Artikel 3 des 1. Zusatzprotokolls

„Die Hohen Vertragsparteien verpflichten sich, in angemessenen Zeitabständen freie und geheime Wahlen unter Bedingungen abzuhalten, welche die freie Äußerung der Meinung des Volkes bei der Wahl der gesetzgebenden Körperschaften gewährleisten.“

25. Die Regierung trat diesem Vorbringen entgegen.
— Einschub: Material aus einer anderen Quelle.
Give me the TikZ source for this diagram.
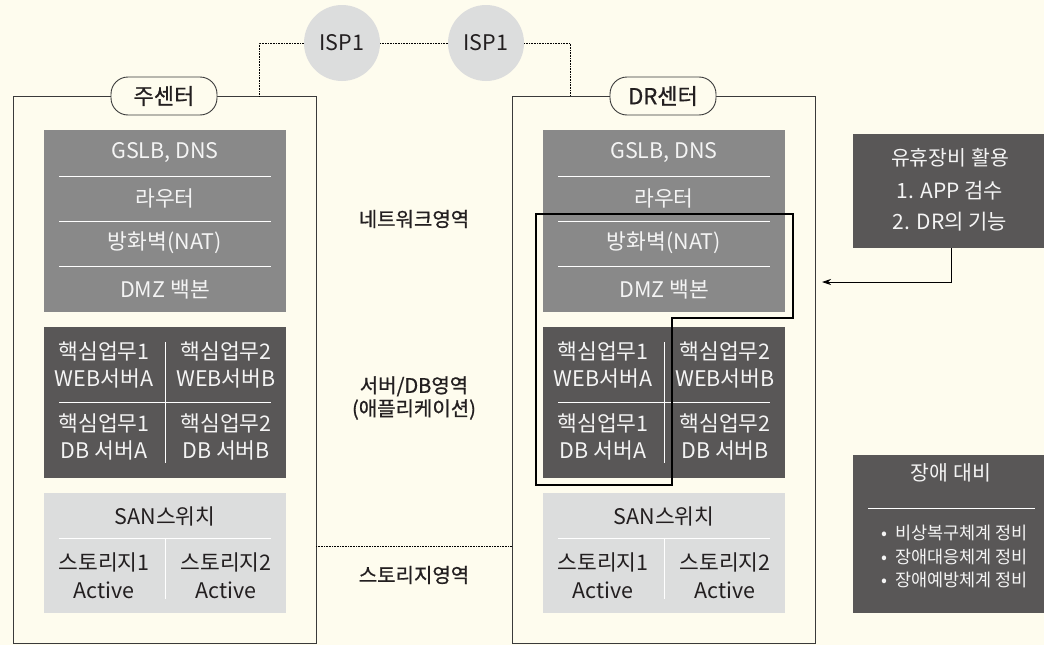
\documentclass[tikz,border=0pt]{standalone}
\usepackage{fontspec}
\setmainfont{Noto Sans CJK KR}
\newfontfamily\medfont[FakeBold=0.8]{Noto Sans CJK KR}
\usetikzlibrary{arrows.meta}
\definecolor{cream}{HTML}{FEFCEE}
\definecolor{netgray}{HTML}{898989}
\definecolor{srvgray}{HTML}{595757}
\definecolor{lightg}{HTML}{DCDDDD}
\definecolor{boxline}{HTML}{3A3A3A}
\definecolor{wtext}{HTML}{F4F4F4}
\definecolor{ktext}{HTML}{231F20}
\newcommand\fsz[2]{\fontsize{#1}{#2}\selectfont}
\tikzset{
  outer/.style={draw=boxline, line width=0.9pt, anchor=north west, inner sep=0pt, minimum width=303pt, minimum height=547pt},
  pill/.style={draw=boxline, fill=cream, line width=0.9pt, rounded corners=17pt, minimum width=106pt, minimum height=38pt, font=\medfont\fsz{22}{24}, text=ktext, inner sep=0pt},
  blk/.style={anchor=north west, inner sep=0pt, minimum width=242pt},
  wline/.style={draw=white, line width=1pt},
  wtxt/.style={text=wtext, font=\fsz{21.5}{27}, inner sep=0pt, align=center},
  ktxt/.style={text=ktext, font=\fsz{21.5}{28}, inner sep=0pt, align=center},
  lbl/.style={text=ktext, font=\medfont\fsz{20}{23}, inner sep=0pt, align=center},
  isp/.style={circle, fill=lightg, minimum size=76pt, inner sep=0pt, font=\fsz{21.5}{24}, text=ktext},
  dotline/.style={draw=black, line width=0.7pt, dash pattern=on 0.7pt off 0.9pt},
  hl/.style={draw=black, line width=1.7pt},
  infobox/.style={fill=srvgray, anchor=north west, inner sep=0pt, minimum width=191pt},
  bul/.style={text=wtext, font=\fsz{17.5}{20}, inner sep=0pt, anchor=west},
}
\newcommand\drawsite[3]{%
\begin{scope}[xshift=#2]
  \node[outer] (#1box) at (13,96) {};
  \node[pill] (#1pill) at (164,96) {#3};
  % network
  \node[fill=netgray, blk, minimum height=182pt] (#1net) at (44,130) {};
  \draw[wline] (59,176) -- (271,176);
  \draw[wline] (59,221) -- (271,221);
  \draw[wline] (59,266) -- (271,266);
  \node[wtxt] (#1n1) at (165,153) {GSLB, DNS};
  \node[wtxt] (#1n2) at (165,198) {라우터};
  \node[wtxt] (#1n3) at (165,243) {방화벽(NAT)};
  \node[wtxt] (#1n4) at (165,289) {DMZ 백본};
  % servers
  \node[fill=srvgray, blk, minimum height=151pt] (#1srv) at (44,327) {};
  \draw[wline] (59,402) -- (271,402);
  \draw[wline] (165,342) -- (165,463);
  \node[wtxt] (#1s1) at (104,365) {핵심업무1\\WEB서버A};
  \node[wtxt] (#1s2) at (226,365) {핵심업무2\\WEB서버B};
  \node[wtxt] (#1s3) at (104,437) {핵심업무1\\DB 서버A};
  \node[wtxt] (#1s4) at (226,437) {핵심업무2\\DB 서버B};
  % storage
  \node[fill=lightg, blk, minimum height=120pt] (#1sto) at (44,493) {};
  \draw[wline] (59,538) -- (271,538);
  \draw[wline] (165,538) -- (165,599);
  \node[ktxt] (#1t0) at (165,516) {SAN스위치};
  \node[ktxt] (#1t1) at (104,576) {스토리지1\\Active};
  \node[ktxt] (#1t2) at (226,576) {스토리지2\\Active};
\end{scope}}
\begin{document}
\begin{tikzpicture}[x=1pt,y=-1pt]
  \useasboundingbox (0,0) rectangle (1044,645);
  \fill[cream] (0,0) rectangle (1044,645);
  \drawsite{L}{0pt}{주센터}
  \drawsite{R}{499pt}{DR센터}
  % ISP
  \node[isp] (ispa) at (342,43) {ISP1};
  \node[isp] (ispb) at (486,43) {ISP1};
  \coordinate (la) at (259,96);
  \coordinate (ra) at (570,96);
  \draw[dotline] (ispa.west) -| (la);
  \draw[dotline] (ispa.east) -- (ispb.west);
  \draw[dotline] (ispb.east) -| (ra);
  \coordinate (m1) at (316,546);
  \coordinate (m2) at (512,546);
  \draw[dotline] (m1) -- (m2);
  % middle labels
  \node[lbl] (zn) at (414,219) {네트워크영역};
  \node[lbl] (zs) at (414,398) {서버/DB영역\\(애플리케이션)};
  \node[lbl] (zt) at (414,575) {스토리지영역};
  % highlight outline
  \draw[hl] (536,214) -- (793,214) -- (793,318) -- (672,318) -- (672,485) -- (536,485) -- cycle;
  % info boxes
  \node[infobox, minimum height=114pt] (util) at (853,134) {};
  \node[wtxt, font=\fsz{20.5}{22}] (u0) at (950,158) {유휴장비 활용};
  \node[wtxt, font=\fsz{21}{22}] (u1) at (950,191) {1. APP 검수};
  \node[wtxt, font=\fsz{21}{22}] (u2) at (950,222) {2. DR의 기능};
  \coordinate (ua) at (951,248);
  \coordinate (tip) at (822,282);
  \draw[line width=0.8pt, -{Stealth[length=9pt,width=6pt]}] (ua) |- (tip);
  \node[infobox, minimum height=158pt] (fail) at (853,455) {};
  \node[wtxt, font=\fsz{20.5}{22}] (f0) at (951,473) {장애 대비};
  \draw[wline] (868,508) -- (1035,508);
  \node[bul] (f1) at (881,533) {•\hspace{8pt}비상복구체계 정비};
  \node[bul] (f2) at (881,557) {•\hspace{8pt}장애대응체계 정비};
  \node[bul] (f3) at (881,580) {•\hspace{8pt}장애예방체계 정비};
\end{tikzpicture}
\end{document}
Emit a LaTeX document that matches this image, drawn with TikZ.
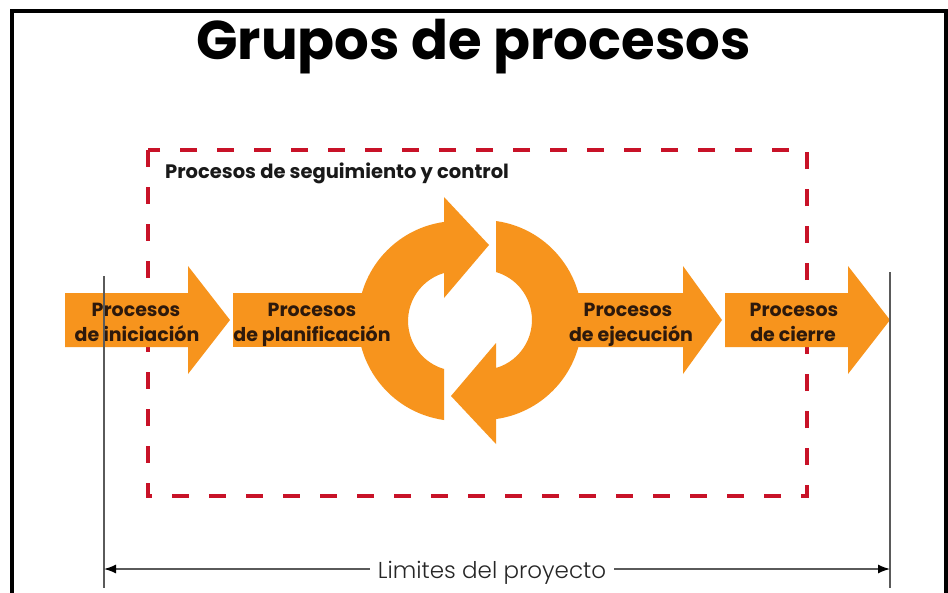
\documentclass[tikz,border=0pt]{standalone}
\usepackage{fontspec}
\setmainfont{Poppins}
\newfontfamily\lightfont{Poppins Light}
\usetikzlibrary{arrows.meta}
\definecolor{orng}{RGB}{247,148,29}
\definecolor{dred}{RGB}{200,18,40}
\definecolor{txtbrown}{RGB}{45,25,12}
\definecolor{lgray}{RGB}{90,90,90}
\begin{document}
\begin{tikzpicture}[x=1pt,y=-1pt,
  lbl/.style={font=\bfseries\fontsize{19}{22}\selectfont, text=txtbrown, anchor=base, inner sep=0pt},
  orfill/.style={fill=orng},
  dim/.style={draw=lgray, line width=1.4pt, >={Latex[length=12pt,width=9pt,color=black]}},
]
\useasboundingbox (0,0) rectangle (948,592);
\clip (0,0) rectangle (948,592);
\fill[white] (0,0) rectangle (948,592);
% outer frame
\draw[line width=4.5pt] (12,11) rectangle (946,620);
% title
\node[font=\bfseries\fontsize{54.5}{60}\selectfont, anchor=base, inner sep=0pt] (title) at (473.5,59) {Grupos de procesos};
% dashed control box
\draw[dred, line width=4pt, dash pattern=on 17pt off 20pt] (148,150) rectangle (807,496);
\node[font=\bfseries\fontsize{19.5}{22}\selectfont, text=black!90, anchor=base west, inner sep=0pt] (ctrl) at (165,178) {Procesos de seguimiento y control};
% orange arrows
\fill[orfill] (65,293) -- (188,293) -- (188,266) -- (230,320) -- (188,374) -- (188,347) -- (65,347) -- cycle;
\fill[orfill] (233,293) rectangle (385,347);
\fill[orfill] (550,293) -- (683,293) -- (683,266) -- (722,320) -- (683,374) -- (683,347) -- (550,347) -- cycle;
\fill[orfill] (725,293) -- (848,293) -- (848,266) -- (890,320) -- (848,374) -- (848,347) -- (725,347) -- cycle;
% cycle arrows
\fill[orfill] (444,420) arc[start angle=98, end angle=262, radius=100] -- (444,197) -- (489,245) -- (444,298) -- (444,273) arc[start angle=253.7, end angle=106.3, radius=50] -- cycle;
\fill[orfill, rotate around={180:(470,320.5)}] (444,420) arc[start angle=98, end angle=262, radius=100] -- (444,197) -- (489,245) -- (444,298) -- (444,273) arc[start angle=253.7, end angle=106.3, radius=50] -- cycle;
% labels
\node[lbl] (i1) at (136,316) {Procesos};
\node[lbl] (i2) at (137,341) {de iniciación};
\node[lbl] (p1) at (312,316) {Procesos};
\node[lbl] (p2) at (312,341) {de planificación};
\node[lbl] (e1) at (628,316) {Procesos};
\node[lbl] (e2) at (631,341) {de ejecución};
\node[lbl] (c1) at (794,316) {Procesos};
\node[lbl] (c2) at (793,341) {de cierre};
% project limits
\coordinate (vlt) at (104,276);
\coordinate (vlb) at (104,588);
\coordinate (vrt) at (890,272);
\coordinate (vrb) at (890,588);
\coordinate (vl) at (104,569);
\coordinate (vr) at (890,569);
\draw[dim] (vlt) -- (vlb);
\draw[dim] (vrt) -- (vrb);
\node[font=\lightfont\fontsize{23}{26}\selectfont, text=black!85, anchor=base, inner xsep=8pt, inner ysep=0pt] (lim) at (492,578) {Limites del proyecto};
\draw[dim, <-] (vl) -- (vl -| lim.west);
\draw[dim, ->] (vr -| lim.east) -- (vr);
\end{tikzpicture}
\end{document}
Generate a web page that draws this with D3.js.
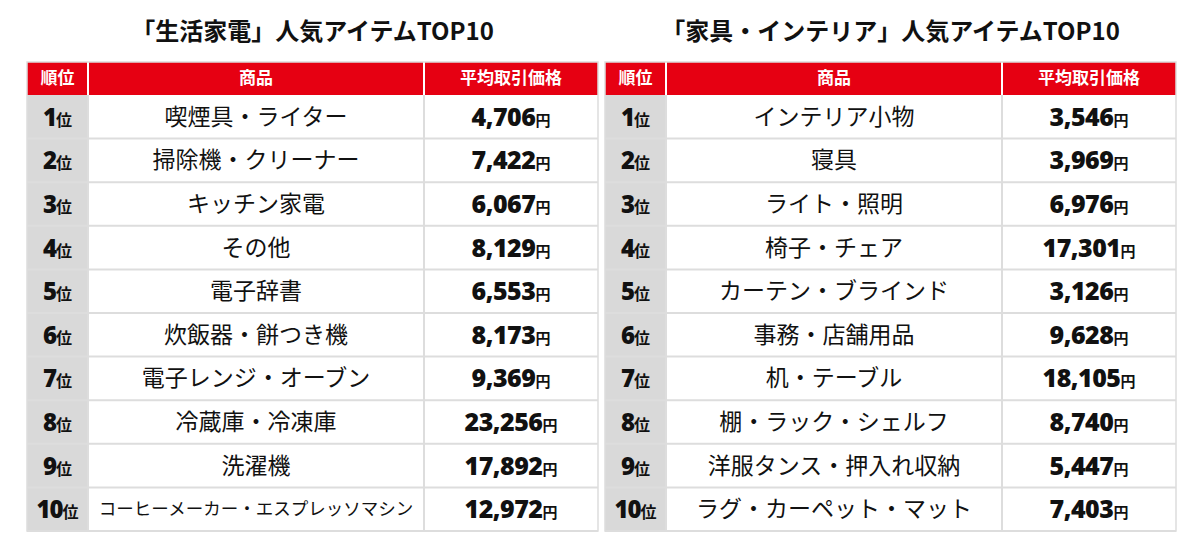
<!DOCTYPE html>
<html><head><meta charset="utf-8">
<script src="https://cdn.jsdelivr.net/npm/d3@7"></script>
<style>body{margin:0;background:#fff}</style>
</head><body>
<div id="chart"></div>
<script>
const ranks = ["1","2","3","4","5","6","7","8","9","10"];
const titles = ["「生活家電」人気アイテムTOP10", "「家具・インテリア」人気アイテムTOP10"];
const headers = ["順位", "商品", "平均取引価格"];
const appliances = ["喫煙具・ライター","掃除機・クリーナー","キッチン家電","その他","電子辞書","炊飯器・餅つき機","電子レンジ・オーブン","冷蔵庫・冷凍庫","洗濯機","コーヒーメーカー・エスプレッソマシン"];
const appliancePrices = [4706,7422,6067,8129,6553,8173,9369,23256,17892,12972];
const furniture = ["インテリア小物","寝具","ライト・照明","椅子・チェア","カーテン・ブラインド","事務・店舗用品","机・テーブル","棚・ラック・シェルフ","洋服タンス・押入れ収納","ラグ・カーペット・マット"];
const furniturePrices = [3546,3969,6976,17301,3126,9628,18105,8740,5447,7403];

const svg = d3.select("#chart").append("svg").attr("width",1200).attr("height",540);
const font = "'Noto Sans CJK JP', sans-serif";
const numFont = "'Open Sans', sans-serif";
const fmt = d3.format(",");
const y = d3.scaleBand().domain(ranks).range([95,531]);

function table(x0, title, items, prices) {
    const cols = [x0, x0+61, x0+397, x0+571];
    const g = svg.append("g");
    g.append("text").attr("x",(cols[0]+cols[3])/2).attr("y",40)
        .attr("text-anchor","middle").attr("font-family",font).attr("font-weight",700)
        .attr("font-size",24).attr("fill","#111").text(title);
    g.append("rect").attr("x",cols[0]).attr("y",62).attr("width",cols[3]-cols[0]).attr("height",33).attr("fill","#e60012");
    headers.forEach((h,j) => {
        g.append("text").attr("x",(cols[j]+cols[j+1])/2).attr("y",84).attr("text-anchor","middle")
            .attr("font-family",font).attr("font-weight",700).attr("font-size",17).attr("fill","#fff").text(h);
        if (j>0) g.append("line").attr("x1",cols[j]).attr("x2",cols[j]).attr("y1",62).attr("y2",95).attr("stroke","#fff").attr("stroke-width",2);
    });
    g.append("rect").attr("x",cols[0]).attr("y",95).attr("width",cols[1]-cols[0]).attr("height",436).attr("fill","#d9d9d9");
    const rows = g.selectAll(".row").data(ranks).enter().append("g").attr("class","row");
    rows.append("line").attr("x1",cols[0]).attr("x2",cols[3])
        .attr("y1",d=>y(d)+y.bandwidth()).attr("y2",d=>y(d)+y.bandwidth()).attr("stroke","#ddd").attr("stroke-width",2);
    const rk = rows.append("text").attr("x",(cols[0]+cols[1])/2).attr("y",d=>y(d)+y.bandwidth()/2+9)
        .attr("text-anchor","middle").attr("font-family",font).attr("font-weight",700).attr("fill","#111");
    rk.append("tspan").attr("font-size",24).attr("font-family",numFont).attr("font-weight",800).attr("letter-spacing",-1).text(d=>d);
    rk.append("tspan").attr("font-size",16).text("位");
    rows.append("text").attr("x",(cols[1]+cols[2])/2).attr("y",(d,k)=>y(d)+y.bandwidth()/2+(items[k].length>15?6:8))
        .attr("text-anchor","middle").attr("font-family",font).attr("font-size",(d,k)=>items[k].length>15?17.5:23)
        .attr("fill","#111").text((d,k)=>items[k]);
    const pr = rows.append("text").attr("x",(cols[2]+cols[3])/2).attr("y",d=>y(d)+y.bandwidth()/2+9)
        .attr("text-anchor","middle").attr("font-family",font).attr("fill","#111");
    pr.append("tspan").attr("font-size",25).attr("font-family",numFont).attr("font-weight",800).attr("letter-spacing",-0.5).text((d,k)=>fmt(prices[k]));
    pr.append("tspan").attr("font-size",15).attr("font-weight",700).text("円");
    [1,2].forEach(j => g.append("line").attr("x1",cols[j]).attr("x2",cols[j]).attr("y1",95).attr("y2",531).attr("stroke","#ddd").attr("stroke-width",2));
    g.append("rect").attr("x",cols[0]).attr("y",62).attr("width",cols[3]-cols[0]).attr("height",469)
        .attr("fill","none").attr("stroke","#ddd").attr("stroke-width",1.5);
}
table(27, titles[0], appliances, appliancePrices);
table(605, titles[1], furniture, furniturePrices);
</script>
</body></html>
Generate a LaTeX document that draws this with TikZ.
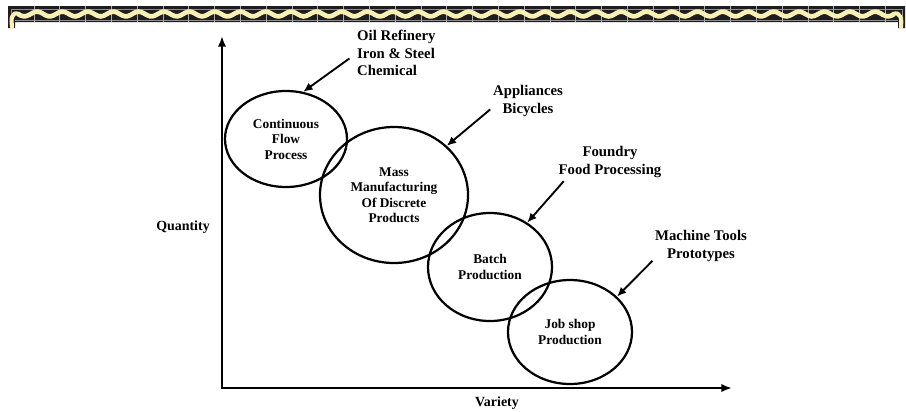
\documentclass[tikz,border=0pt]{standalone}
\usepackage{fontspec}
\setmainfont{Liberation Serif}
\usetikzlibrary{shapes.geometric, arrows.meta}
\definecolor{bandc}{RGB}{30,30,30}
\definecolor{wavec}{RGB}{248,240,180}
\definecolor{tilec}{RGB}{140,140,140}

\begin{document}
\begin{tikzpicture}[x=0.03cm, y=-0.03cm,
  proc/.style={ellipse, draw, line width=1.9pt, inner sep=0pt, align=center,
    font=\fontsize{11.4}{13.2}\selectfont\bfseries},
  caselabel/.style={inner sep=0pt, align=center,
    font=\fontsize{12.6}{14.9}\selectfont\bfseries},
  axislabel/.style={inner sep=0pt, font=\fontsize{11.9}{14}\selectfont\bfseries},
  pointer/.style={line width=1.6pt, -{Latex[length=8pt,width=7pt]}},
  axisline/.style={line width=2.4pt, {Latex[length=9pt,width=7pt]}-{Latex[length=9pt,width=7pt]}}]

\useasboundingbox (0,0) rectangle (906,411);

%% ── decorative page border along the top ─────────────────────────
\fill[bandc] (8,6) -- (905,6) -- (905,28) -- (898,28) -- (898,22)
  -- (15,22) -- (15,28) -- (8,28) -- cycle;
\draw[tilec, line width=0.4pt] (11,28) -- (11,9) -- (902,9) -- (902,28);
\draw[tilec, line width=0.4pt] (15,20) -- (898,20);
\foreach \t in {1,...,34}{
  \draw[tilec!70, line width=0.3pt] ({8+\t*25.8},6) -- ++(0,16);
}
\draw[wavec, line width=4pt] plot[domain=18:894, samples=320, smooth]
  (\x, {14+2.4*sin((\x-18)/25.4*360)});
% curled ends
\draw[wavec, line width=3.5pt, line cap=round] (19,14) .. controls (11,11) and (11,20) .. (12,27);
\draw[wavec, line width=3.5pt, line cap=round] (893,14) .. controls (901,11) and (902,20) .. (901,27);

%% ── process types (ellipses) ─────────────────────────────────────
\node[proc, minimum width=3.66cm, minimum height=2.88cm] (cont) at (286,139)
  {Continuous\\Flow\\Process};
\node[proc, minimum width=4.44cm, minimum height=4.08cm] (mass) at (394,195)
  {Mass\\Manufacturing\\Of Discrete\\Products};
\node[proc, minimum width=3.72cm, minimum height=3.24cm] (batch) at (490,267)
  {Batch\\Production};
\node[proc, minimum width=3.72cm, minimum height=3.12cm] (job) at (570,332)
  {Job shop\\Production};

%% ── example industries ───────────────────────────────────────────
\node[caselabel, anchor=west, align=left] (oil) at (357,53)
  {Oil Refinery\\Iron \& Steel\\Chemical};
\node[caselabel] (appl) at (528,101) {Appliances\\Bicycles};
\node[caselabel] (found) at (610,162) {Foundry\\Food Processing};
\node[caselabel] (mach) at (701,246) {Machine Tools\\Prototypes};

\draw[pointer, shorten <=8pt] (oil.west) -- (cont.70);
\draw[pointer, shorten <=3pt] (appl.190) -- (mass.43);
\draw[pointer, shorten <=4pt] (found.200) -- (batch.50);
\draw[pointer, shorten <=3pt] (mach.195) -- (job.37);

%% ── axes ─────────────────────────────────────────────────────────
\coordinate (origin) at (222,388);
\coordinate (qtop) at (222,36);
\coordinate (vend) at (732,388);
\draw[axisline] (qtop) -- (origin) -- (vend);

\node[axislabel] (qty) at (183,227) {Quantity};
\node[axislabel] (var) at (497,403) {Variety};

\end{tikzpicture}
\end{document}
A. Das Vorbringen der Beschwerdeführerin

26. Die Beschwerdeführerin behauptete, dass sie die gesamte Volksgruppe vertrete. Wie sie betonte, sei in dem betreffenden Bundesland die Zahl der Angehörigen der regionalen Minderheit so gering, dass die Beschwerdeführerin die erforderliche 5%-Hürde bei Landtagswahlen nicht erreichen könne. Ihrer Ansicht nach stelle die Sperrklausel und nicht die Frage der Ausnahme einen Eingriff nach der Konvention dar. Die Beschwerdeführerin widersprach der Auffassung, dass die Abschaffung der Sperrklausel die Stabilität der Regierung beeinträchtigen würde. 2008 hätte nur eine zusätzliche Partei Sitze im Landtag erlangt, wenn die Sperrklausel abgeschafft worden wäre. Unter Berücksichtigung der geringen Zahl von Minderheitswählern und der Tatsache, dass keine anderen Minderheiten in dem betreffenden Bundesland ansässig seien, könne eine Ausnahmeregelung für die Beschwerdeführerin als einzige Minderheitenpartei die Stabilität der Regierung nicht beeinträchtigen.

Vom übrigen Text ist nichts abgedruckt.